Nessuno si aspettava certo un'inversione di tendenza di questi tempi, ma i dati di bankitalia fanno comunque impressione.
Nel 2011 la crisi economica ha ridotto la ricchezza netta delle famiglie italiane del 3,4% in termini reali. Il dato aggregato era pari a circa 8.619 miliardi di euro, corrispondenti a circa 140 mila euro pro capite e 350 mila euro in media per famiglia. Significa che siamo tornati sui livelli di fine anni Novanta. Rispetto al 2007, quando la ricchezza raggiunse il suo valore massimo in termini reali, la riduzione è pari al 5,8%. Se confrontiamo questi dati con quelli degli altri paesi emerge che le famiglie italiane ancora mantengono «un'elevata ricchezza netta» e risultano «relativamente poco indebitate», con un ammontare dei debiti pari al 71% del reddito disponibile (in Francia e in Germania è di circa il 100%, negli Stati Uniti e in Giappone del 125%, in Canada del 150% e nel Regno Unito del 165%).

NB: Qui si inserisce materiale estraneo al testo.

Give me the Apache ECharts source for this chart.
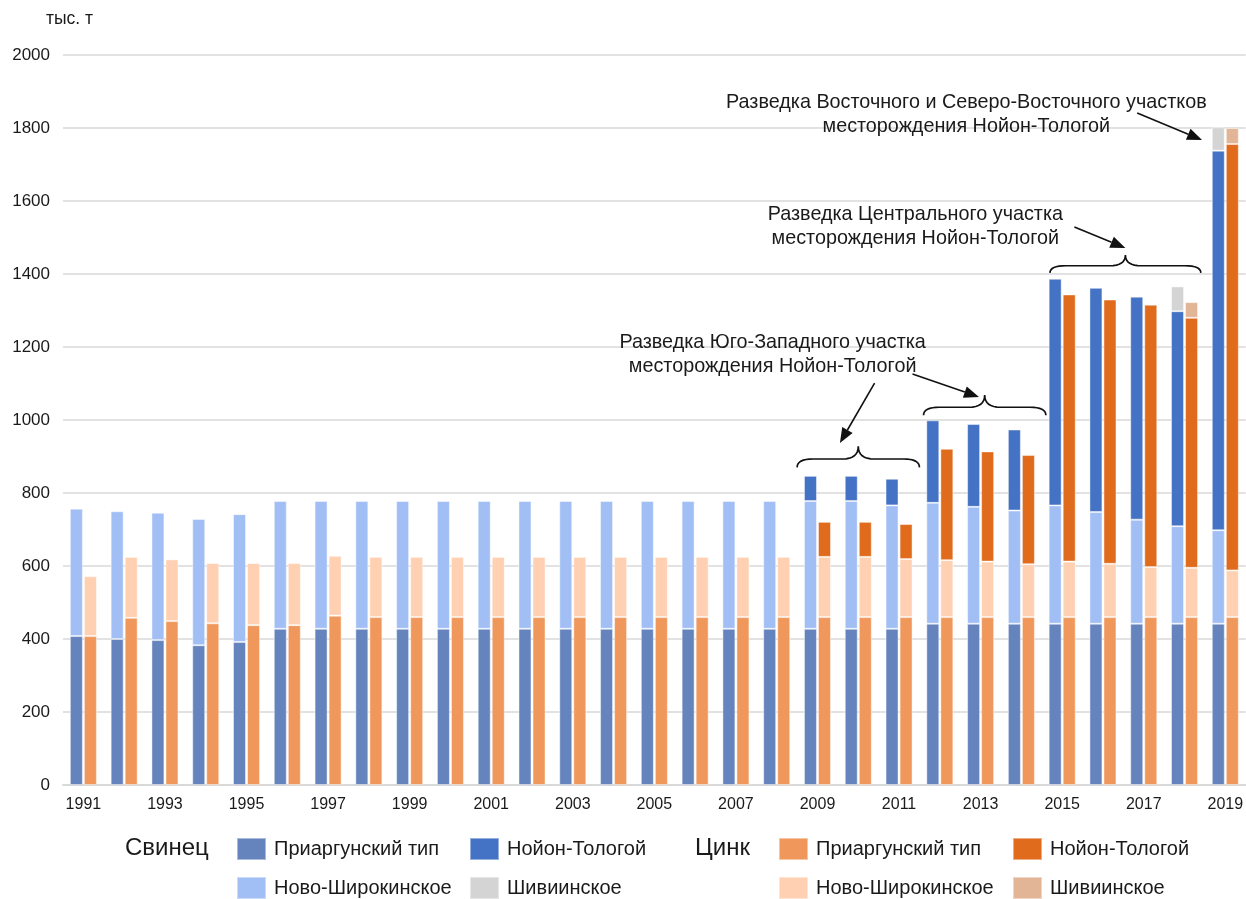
<!DOCTYPE html>
<html>
<head>
<meta charset="utf-8">
<script src="https://cdn.jsdelivr.net/npm/echarts@6/dist/echarts.min.js"></script>
<style>
  html, body { margin: 0; padding: 0; background: #fff; }
  #chart { width: 1246px; height: 899px; }
</style>
</head>
<body>
<div id="chart"></div>
<script>
// Годы
const years = ['1991','1992','1993','1994','1995','1996','1997','1998','1999','2000',
  '2001','2002','2003','2004','2005','2006','2007','2008','2009','2010',
  '2011','2012','2013','2014','2015','2016','2017','2018','2019'];

// Свинец, тыс. т
const leadPriarg = [408,400,397,383,392,428,428,428,428,428,
  428,428,428,428,428,428,428,428,428,428,
  428,442,442,442,442,442,442,442,442];
const leadNovo = [349,350,349,346,350,350,350,350,350,350,
  350,350,350,350,350,350,350,350,350,350,
  338,331,320,310,324,306,285,267,256];
const leadNoyon = [null,null,null,null,null,null,null,null,null,null,
  null,null,null,null,null,null,null,null,69,69,
  73,226,227,222,621,614,611,589,1040];
const leadShiv = [null,null,null,null,null,null,null,null,null,null,
  null,null,null,null,null,null,null,null,null,null,
  null,null,null,null,null,null,null,68,64];

// Цинк, тыс. т
const zincPriarg = [408,458,449,443,438,438,464,460,460,460,
  460,460,460,460,460,460,460,460,460,460,
  460,460,460,460,460,460,460,460,460];
const zincNovo = [164,167,169,165,170,170,164,165,165,165,
  165,165,165,165,165,165,165,165,165,165,
  159,156,152,145,152,146,137,135,128];
const zincNoyon = [null,null,null,null,null,null,null,null,null,null,
  null,null,null,null,null,null,null,null,96,96,
  96,305,302,299,732,724,719,685,1168];
const zincShiv = [null,null,null,null,null,null,null,null,null,null,
  null,null,null,null,null,null,null,null,null,null,
  null,null,null,null,null,null,null,43,44];

const yTicks = { min: 0, max: 2000, interval: 200 };

const FONT = '"Liberation Sans", Arial, sans-serif';
const TXT = '#1a1a1a';

const colors = {
  leadPriarg: '#6584BE', leadNoyon: '#4472C4', leadNovo: '#A1BFF5', leadShiv: '#D4D4D4',
  zincPriarg: '#F0985C', zincNoyon: '#E06B1D', zincNovo: '#FFD0B1', zincShiv: '#E3B597'
};

function bar(name, stack, data, color) {
  return {
    name: name, type: 'bar', stack: stack, data: data,
    barWidth: 13, barGap: '8%',
    itemStyle: { color: color, borderColor: 'rgba(255,255,255,0.45)', borderWidth: 1 },
    emphasis: { disabled: true }
  };
}

const series = [
  bar('Свинец|Приаргунский тип', 'lead', leadPriarg, colors.leadPriarg),
  bar('Свинец|Ново-Широкинское', 'lead', leadNovo, colors.leadNovo),
  bar('Свинец|Нойон-Тологой', 'lead', leadNoyon, colors.leadNoyon),
  bar('Свинец|Шивиинское', 'lead', leadShiv, colors.leadShiv),
  bar('Цинк|Приаргунский тип', 'zinc', zincPriarg, colors.zincPriarg),
  bar('Цинк|Ново-Широкинское', 'zinc', zincNovo, colors.zincNovo),
  bar('Цинк|Нойон-Тологой', 'zinc', zincNoyon, colors.zincNoyon),
  bar('Цинк|Шивиинское', 'zinc', zincShiv, colors.zincShiv)
];

// одна запись легенды на компонент — раскладка в две строки
function legendItem(left, top, name) {
  return {
    left: left, top: top, padding: 0,
    itemWidth: 29, itemHeight: 22,
    icon: 'rect', selectedMode: false,
    data: [name],
    formatter: function (n) { return n.split('|')[1]; },
    textStyle: { fontFamily: FONT, fontSize: 20, color: TXT, padding: [0, 0, 0, 3] }
  };
}
const ROW1 = 837, ROW2 = 876;

const chart = echarts.init(document.getElementById('chart'), null, { renderer: 'canvas' });

chart.setOption({
  animation: false,
  textStyle: { fontFamily: FONT },
  grid: { left: 63, top: 55, width: 1189, height: 730, containLabel: false },
  xAxis: {
    type: 'category', data: years,
    axisTick: { show: false },
    axisLine: { lineStyle: { color: '#d9d9d9', width: 2 } },
    axisLabel: { interval: 1, fontSize: 16, color: TXT, margin: 12, fontFamily: FONT }
  },
  yAxis: {
    type: 'value', min: yTicks.min, max: yTicks.max, interval: yTicks.interval,
    axisLine: { show: false }, axisTick: { show: false },
    axisLabel: { fontSize: 17, color: TXT, margin: 13, fontFamily: FONT,
      formatter: v => String(v) },
    splitLine: { lineStyle: { color: '#d9d9d9', width: 1.5 } }
  },
  legend: [
    legendItem(236, ROW1, 'Свинец|Приаргунский тип'),
    legendItem(236, ROW2, 'Свинец|Ново-Широкинское'),
    legendItem(469, ROW1, 'Свинец|Нойон-Тологой'),
    legendItem(469, ROW2, 'Свинец|Шивиинское'),
    legendItem(778, ROW1, 'Цинк|Приаргунский тип'),
    legendItem(778, ROW2, 'Цинк|Ново-Широкинское'),
    legendItem(1012, ROW1, 'Цинк|Нойон-Тологой'),
    legendItem(1012, ROW2, 'Цинк|Шивиинское')
  ],
  series: series
});

// Подписи, стрелки и фигурные скобки, привязанные к осям
const x0 = chart.convertToPixel({ xAxisIndex: 0 }, years[0]);
const step = chart.convertToPixel({ xAxisIndex: 0 }, years[1]) - x0;
const X = t => x0 + t * step;
const Y = v => chart.convertToPixel({ yAxisIndex: 0 }, v);

const notes = [
  { t: 16.9, v: 1178, text: 'Разведка Юго-Западного участка\nместорождения Нойон-Тологой' },
  { t: 20.4, v: 1530, text: 'Разведка Центрального участка\nместорождения Нойон-Тологой' },
  { t: 21.65, v: 1836, text: 'Разведка Восточного и Северо-Восточного участков\nместорождения Нойон-Тологой' }
];
const braces = [
  { from: 17.5, to: 20.5, base: 870, tip: 928 },
  { from: 20.6, to: 23.6, base: 1013, tip: 1068 },
  { from: 23.7, to: 27.4, base: 1403, tip: 1452 }
];
const arrows = [
  { t1: 19.4, v1: 1101, t2: 18.55, v2: 937 },
  { t1: 20.33, v1: 1126, t2: 21.96, v2: 1063 },
  { t1: 24.3, v1: 1529, t2: 25.55, v2: 1471 },
  { t1: 25.84, v1: 1841, t2: 27.43, v2: 1767 }
];

function quad(p0, p1, p2, n, out) {
  for (let i = 1; i <= n; i++) {
    const s = i / n, u = 1 - s;
    out.push([u * u * p0[0] + 2 * u * s * p1[0] + s * s * p2[0],
              u * u * p0[1] + 2 * u * s * p1[1] + s * s * p2[1]]);
  }
}

const gfx = [];
gfx.push({ type: 'text', x: 46, y: Y(2000) - 36,
  style: { text: 'тыс. т', font: '17.5px ' + FONT, fill: TXT, verticalAlign: 'middle' } });
gfx.push({ type: 'text', x: 125, y: ROW1 + 11,
  style: { text: 'Свинец', font: '24px ' + FONT, fill: TXT, verticalAlign: 'middle' } });
gfx.push({ type: 'text', x: 695, y: ROW1 + 11,
  style: { text: 'Цинк', font: '24px ' + FONT, fill: TXT, verticalAlign: 'middle' } });

notes.forEach(n => {
  gfx.push({ type: 'text', x: X(n.t), y: Y(n.v),
    style: { text: n.text, font: '19.8px ' + FONT, fill: TXT, align: 'center', verticalAlign: 'middle', lineHeight: 24 } });
});

braces.forEach(b => {
  const xl = X(b.from), xr = X(b.to), xc = (xl + xr) / 2;
  const yb = Y(b.base), yt = Y(b.tip), ym = yb - (yb - yt) * 0.4;
  const d = 16;
  const pts = [[xl, yb]];
  quad([xl, yb], [xl, ym], [xl + d, ym], 8, pts);
  pts.push([xc - d, ym]);
  quad([xc - d, ym], [xc, ym], [xc, yt], 8, pts);
  quad([xc, yt], [xc, ym], [xc + d, ym], 8, pts);
  pts.push([xr - d, ym]);
  quad([xr - d, ym], [xr, ym], [xr, yb], 8, pts);
  gfx.push({ type: 'polyline', shape: { points: pts },
    style: { fill: null, stroke: '#111', lineWidth: 1.7 } });
});

arrows.forEach(a => {
  const xa = X(a.t1), ya = Y(a.v1), xb = X(a.t2), yb = Y(a.v2);
  const ang = Math.atan2(yb - ya, xb - xa);
  const L = 15, W = 6;
  const bx = xb - L * Math.cos(ang), by = yb - L * Math.sin(ang);
  gfx.push({ type: 'line', shape: { x1: xa, y1: ya, x2: bx, y2: by },
    style: { stroke: '#111', lineWidth: 1.6 } });
  gfx.push({ type: 'polygon', shape: { points: [
      [xb, yb],
      [bx + W * Math.sin(ang), by - W * Math.cos(ang)],
      [bx - W * Math.sin(ang), by + W * Math.cos(ang)]
    ] }, style: { fill: '#111' } });
});

chart.setOption({ graphic: gfx });
</script>
</body>
</html>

Ma quello che più impressiona è senz'altro la distribuzione di tale ricchezza: «è caratterizzata da un elevato grado di concentrazione». Alla fine del 2010 la metà più povera delle famiglie italiane deteneva il 9,4% della ricchezza totale, mentre il 10% più ricco deteneva il 45,9% della ricchezza complessiva.
Paolo Ferrero: «I dati di Bankitalia sulla distribuzione della ricchezza ci parlano di un’Italia in cui aumenta il gap tra ricchi sempre più ricchi e poveri sempre più poveri. Un Paese in cui il 10% più ricco detiene oltre il 45% delle ricchezze è un Paese in cui semplicemente si cronicizzano le disuguaglianze e l’ingiustizia sociale. Questa situazione drammatica è frutto della recessione e delle misure di austerity, prese da Monti col sostegno di Pd, Pdl e centro, che ne stanno peggiorando gli effetti sulle fasce più deboli. È una vergogna, ci vuole assolutamente una tassa patrimoniale sulle grandi ricchezze».